I think a big aspect of salience arises from dealing with commensurate variables that have a natural zero-point (e.g. physical size), because then one can rank the variables by their distance from zero, and the ones that are furthest from zero are inherently more salient. Attentional spotlights are also probably mainly useful in cases where the variables have high skewness so there are relevant places to put the spotlight.
I don’t expect this model to capture all of salience, but I expect it to capture a big chunk, and to be relevant in many other contexts too. E.g. an important aspect of “misleading” communication is to talk about the variables of smaller magnitude while staying silent about the variables of bigger magnitude.
For example, if I got attacked by a squirrel ten years ago, and it was a very traumatic experience for me, then the possibility-of-getting-attacked-by-a-squirrel will be very salient in my mind whenever I’m making decisions, even if it’s not salient to anyone else. (Squirrels are normally shy and harmless.)
In this case, under my model of salience as the biggest deviating variables, the variable I’d consider would be something like “likelihood of attacking”. It is salient to you in the presence of squirrels because all other things nearby (e.g. computers or trees) are (according to your probabilistic model) much less likely to attack, and because the risk of getting attacked by something is much more important than many other things (e.g. seeing something).

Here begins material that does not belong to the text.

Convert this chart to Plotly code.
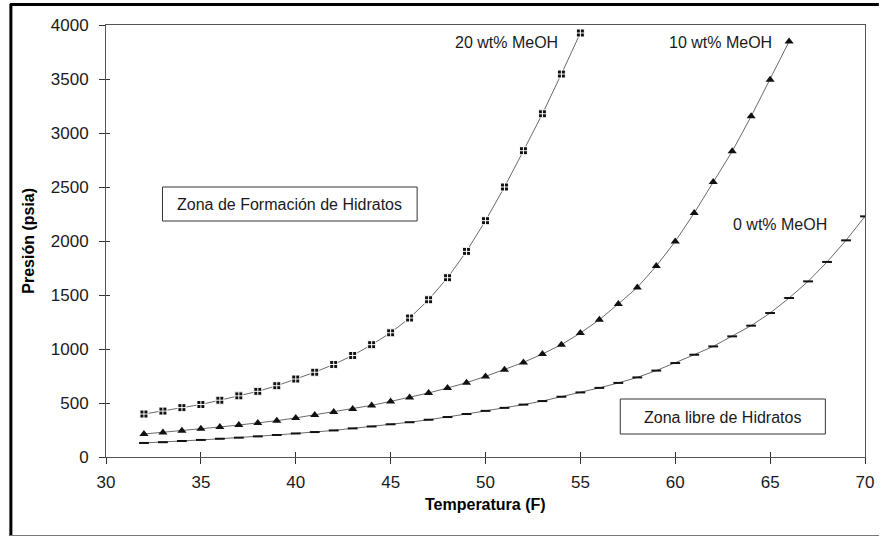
import plotly.graph_objects as go

# Temperatures (F)
temp_20 = list(range(32, 56))
temp_10 = list(range(32, 67))
temp_0 = list(range(32, 71))

# Hydrate formation pressure (psia)
pres_20 = [398, 425, 457, 486, 526, 566, 608, 660, 722, 785, 857, 940, 1040, 1150,
           1287, 1456, 1660, 1904, 2188, 2500, 2836, 3178, 3546, 3926]
pres_10 = [213, 228, 243, 262, 278, 296, 315, 336, 362, 390, 416, 444, 478, 515,
           552, 593, 639, 688, 746, 808, 876, 954, 1040, 1148, 1271, 1417, 1570,
           1768, 1996, 2259, 2546, 2830, 3154, 3494, 3848]
pres_0 = [130, 137, 148, 158, 169, 179, 191, 204, 218, 231, 246, 265, 283, 303,
          322, 345, 370, 398, 427, 455, 485, 518, 558, 598, 640, 686, 737, 800,
          870, 947, 1024, 1117, 1216, 1333, 1472, 1626, 1806, 2006, 2228]

x_ticks = [30, 35, 40, 45, 50, 55, 60, 65, 70]
y_ticks = [0, 500, 1000, 1500, 2000, 2500, 3000, 3500, 4000]

series_labels = ["20 wt% MeOH", "10 wt% MeOH", "0 wt% MeOH"]
zone_labels = ["Zona de Formación de Hidratos", "Zona libre de Hidratos"]

FONT = "Liberation Sans, Arial, sans-serif"
LINE_C = "#6a6a6a"

fig = go.Figure()
fig.add_trace(go.Scatter(
    x=temp_20, y=pres_20, mode="lines+markers", name=series_labels[0],
    line=dict(color=LINE_C, width=1),
    marker=dict(symbol="square-cross", size=8, color="#111111",
                line=dict(color="white", width=1))))
fig.add_trace(go.Scatter(
    x=temp_10, y=pres_10, mode="lines+markers", name=series_labels[1],
    line=dict(color=LINE_C, width=1),
    marker=dict(symbol="triangle-up", size=8, color="#111111")))
fig.add_trace(go.Scatter(
    x=temp_0, y=pres_0, mode="lines+markers", name=series_labels[2],
    line=dict(color=LINE_C, width=1),
    marker=dict(symbol="line-ew", size=7, color="#111111",
                line=dict(color="#111111", width=2))))
# empty trace to activate overlay axes (inner halves of crossing ticks)
fig.add_trace(go.Scatter(x=[], y=[], xaxis="x2", yaxis="y2", showlegend=False,
                         hoverinfo="skip"))

axis_common = dict(showgrid=False, zeroline=False,
                   tickfont=dict(family=FONT, size=17, color="#1a1a1a"))

fig.update_layout(
    width=886, height=537,
    margin=dict(l=106, r=14, t=25, b=80),
    paper_bgcolor="white", plot_bgcolor="white",
    showlegend=False,
    font=dict(family=FONT, color="#1a1a1a"),
    xaxis=dict(range=[30, 70], tickvals=x_ticks, ticks="outside", ticklen=6,
               tickwidth=1, tickcolor="#333", showline=True, linecolor="#555",
               linewidth=1, mirror=True, ticklabelstandoff=4, **axis_common),
    yaxis=dict(range=[0, 4000], tickvals=y_ticks, ticks="outside", ticklen=6,
               tickwidth=1, tickcolor="#333", showline=True, linecolor="#555",
               linewidth=1, mirror=True, ticklabelstandoff=7, **axis_common),
    xaxis2=dict(range=[30, 70], tickvals=x_ticks, ticks="inside", ticklen=5,
                tickwidth=1, tickcolor="#333", showline=False, showgrid=False,
                zeroline=False, showticklabels=False, overlaying="x", anchor="y2"),
    yaxis2=dict(range=[0, 4000], tickvals=y_ticks, ticks="inside", ticklen=4,
                tickwidth=1, tickcolor="#333", showline=False, showgrid=False,
                zeroline=False, showticklabels=False, overlaying="y", anchor="x2"),
)

# plot area pixel geometry for paper conversions
L, R, T, B = 106, 872, 25, 457
def px(x):
    return (x - L) / (R - L)
def py(y):
    return (B - y) / (B - T)

shapes = [
    # outer frame (top, left, bottom)
    dict(type="line", xref="paper", yref="paper", x0=px(9), x1=px(886), y0=py(4.5), y1=py(4.5),
         line=dict(color="black", width=3)),
    dict(type="line", xref="paper", yref="paper", x0=px(10), x1=px(10), y0=py(4), y1=py(536),
         line=dict(color="black", width=3)),
    dict(type="line", xref="paper", yref="paper", x0=px(9), x1=px(886), y0=py(535.5), y1=py(535.5),
         line=dict(color="#777", width=1)),
    # zone boxes
    dict(type="rect", xref="paper", yref="paper", x0=px(163), x1=px(420), y0=py(221), y1=py(187),
         line=dict(color="#333", width=1), fillcolor="white"),
    dict(type="rect", xref="paper", yref="paper", x0=px(625), x1=px(832), y0=py(434), y1=py(399),
         line=dict(color="#333", width=1), fillcolor="white"),
]
fig.update_layout(shapes=shapes)

ann = [
    dict(text=series_labels[0], x=px(510), y=py(42)),
    dict(text=series_labels[1], x=px(726), y=py(42)),
    dict(text=series_labels[2], x=px(786), y=py(225)),
    dict(text=zone_labels[0], x=px(291.5), y=py(204)),
    dict(text=zone_labels[1], x=px(728.5), y=py(417)),
]
for a in ann:
    fig.add_annotation(xref="paper", yref="paper", showarrow=False,
                       xanchor="center", yanchor="middle",
                       font=dict(family=FONT, size=16, color="#1a1a1a"), **a)

fig.add_annotation(xref="paper", yref="paper", showarrow=False, x=px(489), y=py(504),
                   text="<b>Temperatura (F)</b>", xanchor="center", yanchor="middle",
                   font=dict(family=FONT, size=16, color="black"))
fig.add_annotation(xref="paper", yref="paper", showarrow=False, x=px(27), y=py(241),
                   text="<b>Presión (psia)</b>", textangle=-90, xanchor="center",
                   yanchor="middle", font=dict(family=FONT, size=16, color="black"))

fig.write_html("out.html")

In a sense, there’s a subjectivity because different people might have different traumas, but this subjectivity isn’t such a big problem because there is a “correct” frequency with which squirrels attack under various conditions, and we’d expect the main disagreement with a superintelligence to be that it has a better estimate than we do.
A deeper subjectivity is that we care about whether we get attacked by squirrels, and we’re not powerful enough that it is completely trivial and ignorable whether squirrels attack us and our allies, so squirrel attacks are less likely to be of negligible magnitude relative to our activities.